**Given data:**
————————

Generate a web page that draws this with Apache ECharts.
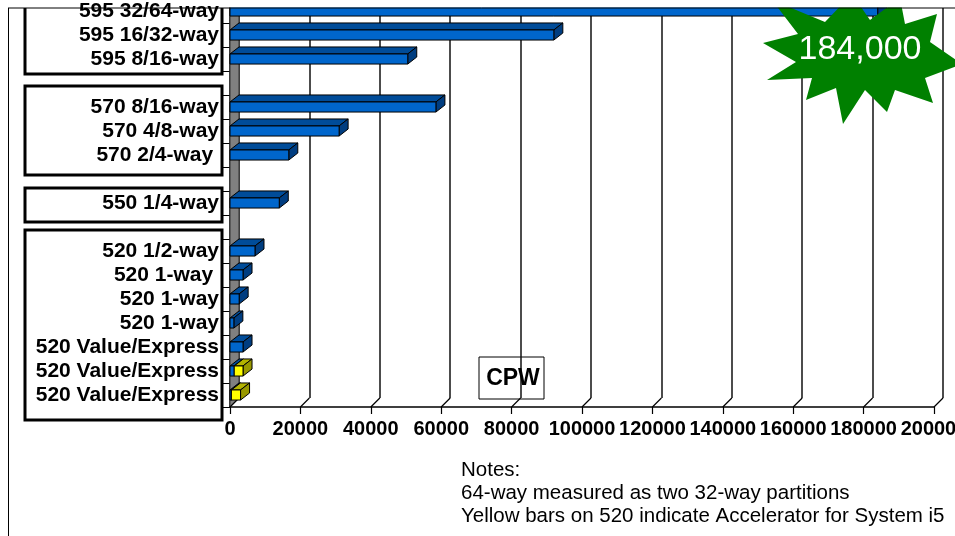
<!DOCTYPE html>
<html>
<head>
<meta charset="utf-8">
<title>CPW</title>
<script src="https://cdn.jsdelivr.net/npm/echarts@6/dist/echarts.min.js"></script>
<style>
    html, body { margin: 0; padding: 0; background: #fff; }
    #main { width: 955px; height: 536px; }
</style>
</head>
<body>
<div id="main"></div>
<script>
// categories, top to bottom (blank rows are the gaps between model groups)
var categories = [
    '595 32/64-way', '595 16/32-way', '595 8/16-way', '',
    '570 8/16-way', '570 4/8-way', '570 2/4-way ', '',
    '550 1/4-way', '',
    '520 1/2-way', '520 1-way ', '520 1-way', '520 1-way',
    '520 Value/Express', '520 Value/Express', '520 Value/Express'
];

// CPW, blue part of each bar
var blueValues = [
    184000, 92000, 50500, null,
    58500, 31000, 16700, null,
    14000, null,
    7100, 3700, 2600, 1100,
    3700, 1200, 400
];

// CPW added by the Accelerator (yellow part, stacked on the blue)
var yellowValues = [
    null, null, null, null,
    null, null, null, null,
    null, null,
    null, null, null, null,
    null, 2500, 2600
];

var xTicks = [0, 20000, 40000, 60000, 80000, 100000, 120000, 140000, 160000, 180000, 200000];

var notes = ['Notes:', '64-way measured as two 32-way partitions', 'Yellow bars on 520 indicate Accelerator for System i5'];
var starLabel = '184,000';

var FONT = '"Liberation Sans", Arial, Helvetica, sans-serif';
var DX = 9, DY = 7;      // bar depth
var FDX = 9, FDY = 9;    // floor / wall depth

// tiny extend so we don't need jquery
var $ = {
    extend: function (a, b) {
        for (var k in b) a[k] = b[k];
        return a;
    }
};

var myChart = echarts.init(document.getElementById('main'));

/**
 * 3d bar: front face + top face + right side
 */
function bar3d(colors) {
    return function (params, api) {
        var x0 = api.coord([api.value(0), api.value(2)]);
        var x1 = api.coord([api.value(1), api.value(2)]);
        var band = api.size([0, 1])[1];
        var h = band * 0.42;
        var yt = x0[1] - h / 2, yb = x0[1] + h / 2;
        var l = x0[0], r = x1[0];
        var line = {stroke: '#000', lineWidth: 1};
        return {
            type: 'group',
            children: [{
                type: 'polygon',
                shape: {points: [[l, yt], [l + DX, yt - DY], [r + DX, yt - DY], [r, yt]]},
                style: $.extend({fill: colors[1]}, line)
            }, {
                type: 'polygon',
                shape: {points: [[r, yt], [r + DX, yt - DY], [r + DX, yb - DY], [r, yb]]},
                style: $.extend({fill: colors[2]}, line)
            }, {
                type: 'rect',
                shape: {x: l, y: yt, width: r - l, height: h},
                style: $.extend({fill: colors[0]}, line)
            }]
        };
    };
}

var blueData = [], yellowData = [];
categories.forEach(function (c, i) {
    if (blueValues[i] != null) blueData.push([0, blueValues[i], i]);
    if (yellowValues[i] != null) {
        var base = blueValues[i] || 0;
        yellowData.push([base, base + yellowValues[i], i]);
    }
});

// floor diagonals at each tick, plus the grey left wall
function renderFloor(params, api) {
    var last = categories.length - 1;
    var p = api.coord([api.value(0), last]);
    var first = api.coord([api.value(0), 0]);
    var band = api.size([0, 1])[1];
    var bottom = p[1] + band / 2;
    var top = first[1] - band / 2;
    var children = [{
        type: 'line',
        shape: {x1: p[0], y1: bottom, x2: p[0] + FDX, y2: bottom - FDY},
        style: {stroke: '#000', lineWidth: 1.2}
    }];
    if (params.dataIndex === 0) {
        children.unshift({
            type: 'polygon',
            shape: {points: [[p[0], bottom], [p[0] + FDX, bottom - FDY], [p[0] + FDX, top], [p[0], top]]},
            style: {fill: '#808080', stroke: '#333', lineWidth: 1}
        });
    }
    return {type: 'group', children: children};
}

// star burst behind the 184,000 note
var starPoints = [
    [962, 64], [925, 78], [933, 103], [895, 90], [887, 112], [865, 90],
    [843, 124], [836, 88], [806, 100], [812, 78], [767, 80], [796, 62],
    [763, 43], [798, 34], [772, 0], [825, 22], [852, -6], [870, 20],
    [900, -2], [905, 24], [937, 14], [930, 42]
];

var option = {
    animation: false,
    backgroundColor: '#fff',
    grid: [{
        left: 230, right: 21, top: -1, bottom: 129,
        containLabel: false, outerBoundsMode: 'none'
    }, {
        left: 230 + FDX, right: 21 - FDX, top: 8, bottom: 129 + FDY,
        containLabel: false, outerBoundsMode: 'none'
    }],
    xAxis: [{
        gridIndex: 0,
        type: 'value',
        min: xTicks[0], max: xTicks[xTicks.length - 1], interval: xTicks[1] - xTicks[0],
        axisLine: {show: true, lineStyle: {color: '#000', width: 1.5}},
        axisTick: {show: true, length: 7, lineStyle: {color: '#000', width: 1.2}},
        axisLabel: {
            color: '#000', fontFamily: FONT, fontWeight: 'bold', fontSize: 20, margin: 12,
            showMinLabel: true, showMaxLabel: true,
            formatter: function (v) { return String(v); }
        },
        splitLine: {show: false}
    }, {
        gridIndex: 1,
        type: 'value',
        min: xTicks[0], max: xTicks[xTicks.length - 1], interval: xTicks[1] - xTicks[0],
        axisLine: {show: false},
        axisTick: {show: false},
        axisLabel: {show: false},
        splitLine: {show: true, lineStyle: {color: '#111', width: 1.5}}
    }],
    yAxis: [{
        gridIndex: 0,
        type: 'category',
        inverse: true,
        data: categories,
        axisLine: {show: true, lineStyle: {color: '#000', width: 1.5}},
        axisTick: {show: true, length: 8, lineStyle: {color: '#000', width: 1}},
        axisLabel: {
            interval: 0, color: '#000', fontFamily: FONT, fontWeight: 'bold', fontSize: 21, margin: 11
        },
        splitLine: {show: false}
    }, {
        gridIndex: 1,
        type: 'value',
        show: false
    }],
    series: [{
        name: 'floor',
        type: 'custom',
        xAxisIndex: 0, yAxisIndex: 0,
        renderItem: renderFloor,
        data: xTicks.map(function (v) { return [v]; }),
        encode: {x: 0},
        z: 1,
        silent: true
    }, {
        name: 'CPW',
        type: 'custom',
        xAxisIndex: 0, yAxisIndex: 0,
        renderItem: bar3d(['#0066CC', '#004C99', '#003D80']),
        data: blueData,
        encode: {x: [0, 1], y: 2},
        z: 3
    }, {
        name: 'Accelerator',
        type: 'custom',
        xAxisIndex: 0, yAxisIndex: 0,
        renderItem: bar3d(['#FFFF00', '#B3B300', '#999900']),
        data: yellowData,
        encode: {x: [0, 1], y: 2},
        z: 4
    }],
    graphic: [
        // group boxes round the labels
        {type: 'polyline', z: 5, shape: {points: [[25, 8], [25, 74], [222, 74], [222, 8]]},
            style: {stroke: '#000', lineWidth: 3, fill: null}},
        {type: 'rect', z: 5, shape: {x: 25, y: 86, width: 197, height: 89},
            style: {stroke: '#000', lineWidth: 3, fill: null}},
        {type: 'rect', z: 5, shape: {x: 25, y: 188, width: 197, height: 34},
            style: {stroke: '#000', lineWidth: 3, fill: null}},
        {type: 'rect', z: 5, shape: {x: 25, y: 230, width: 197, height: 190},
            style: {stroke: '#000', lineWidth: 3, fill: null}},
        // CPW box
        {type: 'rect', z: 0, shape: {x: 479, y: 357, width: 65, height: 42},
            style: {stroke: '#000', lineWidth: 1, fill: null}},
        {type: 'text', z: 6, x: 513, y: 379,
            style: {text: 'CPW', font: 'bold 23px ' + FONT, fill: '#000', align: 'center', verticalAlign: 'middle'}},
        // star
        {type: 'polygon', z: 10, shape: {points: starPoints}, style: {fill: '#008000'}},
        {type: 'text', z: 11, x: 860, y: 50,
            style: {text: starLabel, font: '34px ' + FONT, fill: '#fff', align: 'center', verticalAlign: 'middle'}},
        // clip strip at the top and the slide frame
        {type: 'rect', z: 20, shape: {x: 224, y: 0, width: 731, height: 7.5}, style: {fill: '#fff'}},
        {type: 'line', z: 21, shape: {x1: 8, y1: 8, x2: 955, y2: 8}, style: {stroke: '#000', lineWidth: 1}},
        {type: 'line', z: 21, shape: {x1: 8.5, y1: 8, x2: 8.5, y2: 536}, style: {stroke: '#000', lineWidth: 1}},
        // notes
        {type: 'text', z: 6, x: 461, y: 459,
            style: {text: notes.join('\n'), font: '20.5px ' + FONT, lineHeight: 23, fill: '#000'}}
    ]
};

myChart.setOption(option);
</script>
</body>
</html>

————————

**Do this:**
Extract the lines exactly, please: the first line of the listing, the line with "var myChart = echarts.init(document.getElementById('main'));", and every line between them, but no pictures.

**Solution:**
Generate a web page that draws this with Apache ECharts.
<!DOCTYPE html>
<html>
<head>
<meta charset="utf-8">
<title>CPW</title>
<script src="https://cdn.jsdelivr.net/npm/echarts@6/dist/echarts.min.js"></script>
<style>
    html, body { margin: 0; padding: 0; background: #fff; }
    #main { width: 955px; height: 536px; }
</style>
</head>
<body>
<div id="main"></div>
<script>
// categories, top to bottom (blank rows are the gaps between model groups)
var categories = [
    '595 32/64-way', '595 16/32-way', '595 8/16-way', '',
    '570 8/16-way', '570 4/8-way', '570 2/4-way ', '',
    '550 1/4-way', '',
    '520 1/2-way', '520 1-way ', '520 1-way', '520 1-way',
    '520 Value/Express', '520 Value/Express', '520 Value/Express'
];

// CPW, blue part of each bar
var blueValues = [
    184000, 92000, 50500, null,
    58500, 31000, 16700, null,
    14000, null,
    7100, 3700, 2600, 1100,
    3700, 1200, 400
];

// CPW added by the Accelerator (yellow part, stacked on the blue)
var yellowValues = [
    null, null, null, null,
    null, null, null, null,
    null, null,
    null, null, null, null,
    null, 2500, 2600
];

var xTicks = [0, 20000, 40000, 60000, 80000, 100000, 120000, 140000, 160000, 180000, 200000];

var notes = ['Notes:', '64-way measured as two 32-way partitions', 'Yellow bars on 520 indicate Accelerator for System i5'];
var starLabel = '184,000';

var FONT = '"Liberation Sans", Arial, Helvetica, sans-serif';
var DX = 9, DY = 7;      // bar depth
var FDX = 9, FDY = 9;    // floor / wall depth

// tiny extend so we don't need jquery
var $ = {
    extend: function (a, b) {
        for (var k in b) a[k] = b[k];
        return a;
    }
};

var myChart = echarts.init(document.getElementById('main'));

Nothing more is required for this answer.